### THE PROBLEM
Reproduce the lines of the material exactly, excluding every image.

:: COLLECTED DATA ::

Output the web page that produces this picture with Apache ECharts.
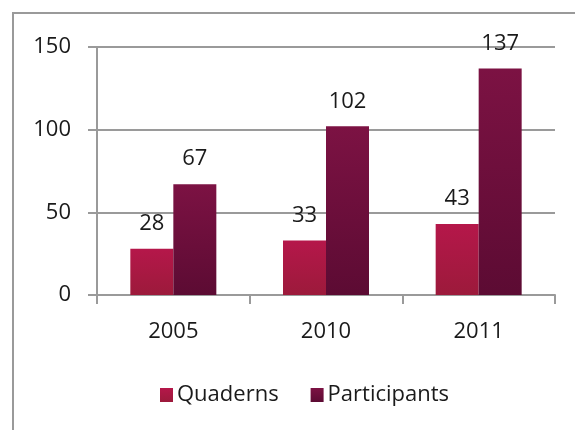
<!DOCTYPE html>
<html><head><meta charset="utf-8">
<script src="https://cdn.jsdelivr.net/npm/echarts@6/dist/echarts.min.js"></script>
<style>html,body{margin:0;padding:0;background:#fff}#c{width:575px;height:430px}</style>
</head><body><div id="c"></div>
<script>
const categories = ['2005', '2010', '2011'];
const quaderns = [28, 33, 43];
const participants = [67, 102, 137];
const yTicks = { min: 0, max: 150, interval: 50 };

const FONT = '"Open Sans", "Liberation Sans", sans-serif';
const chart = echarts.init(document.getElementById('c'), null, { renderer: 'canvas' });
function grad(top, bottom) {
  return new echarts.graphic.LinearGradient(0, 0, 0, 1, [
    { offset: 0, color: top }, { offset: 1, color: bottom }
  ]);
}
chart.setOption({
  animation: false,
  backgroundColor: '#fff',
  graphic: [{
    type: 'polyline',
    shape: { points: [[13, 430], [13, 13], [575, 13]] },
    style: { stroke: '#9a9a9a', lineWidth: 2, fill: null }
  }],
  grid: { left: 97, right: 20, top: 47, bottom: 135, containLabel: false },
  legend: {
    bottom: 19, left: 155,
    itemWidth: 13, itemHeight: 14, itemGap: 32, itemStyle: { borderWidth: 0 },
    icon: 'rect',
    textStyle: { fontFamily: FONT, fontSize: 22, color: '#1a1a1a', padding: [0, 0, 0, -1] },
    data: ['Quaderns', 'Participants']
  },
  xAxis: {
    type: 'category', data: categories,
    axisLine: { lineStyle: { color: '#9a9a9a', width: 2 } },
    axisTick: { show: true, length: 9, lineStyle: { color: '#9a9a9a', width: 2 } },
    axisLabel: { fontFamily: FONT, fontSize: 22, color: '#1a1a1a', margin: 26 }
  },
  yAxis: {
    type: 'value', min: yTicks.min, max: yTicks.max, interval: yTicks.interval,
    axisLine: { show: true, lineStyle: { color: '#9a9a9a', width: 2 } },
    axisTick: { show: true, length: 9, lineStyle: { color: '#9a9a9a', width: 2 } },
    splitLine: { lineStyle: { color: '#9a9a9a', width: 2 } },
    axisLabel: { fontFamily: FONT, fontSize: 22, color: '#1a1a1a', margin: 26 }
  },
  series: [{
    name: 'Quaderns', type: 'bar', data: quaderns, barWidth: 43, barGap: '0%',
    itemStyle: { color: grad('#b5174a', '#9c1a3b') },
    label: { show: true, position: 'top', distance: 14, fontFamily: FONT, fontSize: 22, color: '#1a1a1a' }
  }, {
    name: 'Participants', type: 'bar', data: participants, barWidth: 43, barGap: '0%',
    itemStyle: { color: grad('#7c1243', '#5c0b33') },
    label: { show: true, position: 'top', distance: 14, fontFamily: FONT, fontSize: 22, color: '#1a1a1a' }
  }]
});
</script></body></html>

:::

### FINISHED TASK
Output the web page that produces this picture with Apache ECharts.
<!DOCTYPE html>
<html><head><meta charset="utf-8">
<script src="https://cdn.jsdelivr.net/npm/echarts@6/dist/echarts.min.js"></script>
<style>html,body{margin:0;padding:0;background:#fff}#c{width:575px;height:430px}</style>
</head><body><div id="c"></div>
<script>
const categories = ['2005', '2010', '2011'];
const quaderns = [28, 33, 43];
const participants = [67, 102, 137];
const yTicks = { min: 0, max: 150, interval: 50 };

const FONT = '"Open Sans", "Liberation Sans", sans-serif';
const chart = echarts.init(document.getElementById('c'), null, { renderer: 'canvas' });
function grad(top, bottom) {
  return new echarts.graphic.LinearGradient(0, 0, 0, 1, [
    { offset: 0, color: top }, { offset: 1, color: bottom }
  ]);
}
chart.setOption({
  animation: false,
  backgroundColor: '#fff',
  graphic: [{
    type: 'polyline',
    shape: { points: [[13, 430], [13, 13], [575, 13]] },
    style: { stroke: '#9a9a9a', lineWidth: 2, fill: null }
  }],
  grid: { left: 97, right: 20, top: 47, bottom: 135, containLabel: false },
  legend: {
    bottom: 19, left: 155,
    itemWidth: 13, itemHeight: 14, itemGap: 32, itemStyle: { borderWidth: 0 },
    icon: 'rect',
    textStyle: { fontFamily: FONT, fontSize: 22, color: '#1a1a1a', padding: [0, 0, 0, -1] },
    data: ['Quaderns', 'Participants']
  },
  xAxis: {
    type: 'category', data: categories,
    axisLine: { lineStyle: { color: '#9a9a9a', width: 2 } },
    axisTick: { show: true, length: 9, lineStyle: { color: '#9a9a9a', width: 2 } },
    axisLabel: { fontFamily: FONT, fontSize: 22, color: '#1a1a1a', margin: 26 }
  },
  yAxis: {
    type: 'value', min: yTicks.min, max: yTicks.max, interval: yTicks.interval,
    axisLine: { show: true, lineStyle: { color: '#9a9a9a', width: 2 } },
    axisTick: { show: true, length: 9, lineStyle: { color: '#9a9a9a', width: 2 } },
    splitLine: { lineStyle: { color: '#9a9a9a', width: 2 } },
    axisLabel: { fontFamily: FONT, fontSize: 22, color: '#1a1a1a', margin: 26 }
  },
  series: [{
    name: 'Quaderns', type: 'bar', data: quaderns, barWidth: 43, barGap: '0%',
    itemStyle: { color: grad('#b5174a', '#9c1a3b') },
    label: { show: true, position: 'top', distance: 14, fontFamily: FONT, fontSize: 22, color: '#1a1a1a' }
  }, {
    name: 'Participants', type: 'bar', data: participants, barWidth: 43, barGap: '0%',
    itemStyle: { color: grad('#7c1243', '#5c0b33') },
    label: { show: true, position: 'top', distance: 14, fontFamily: FONT, fontSize: 22, color: '#1a1a1a' }
  }]
});
</script></body></html>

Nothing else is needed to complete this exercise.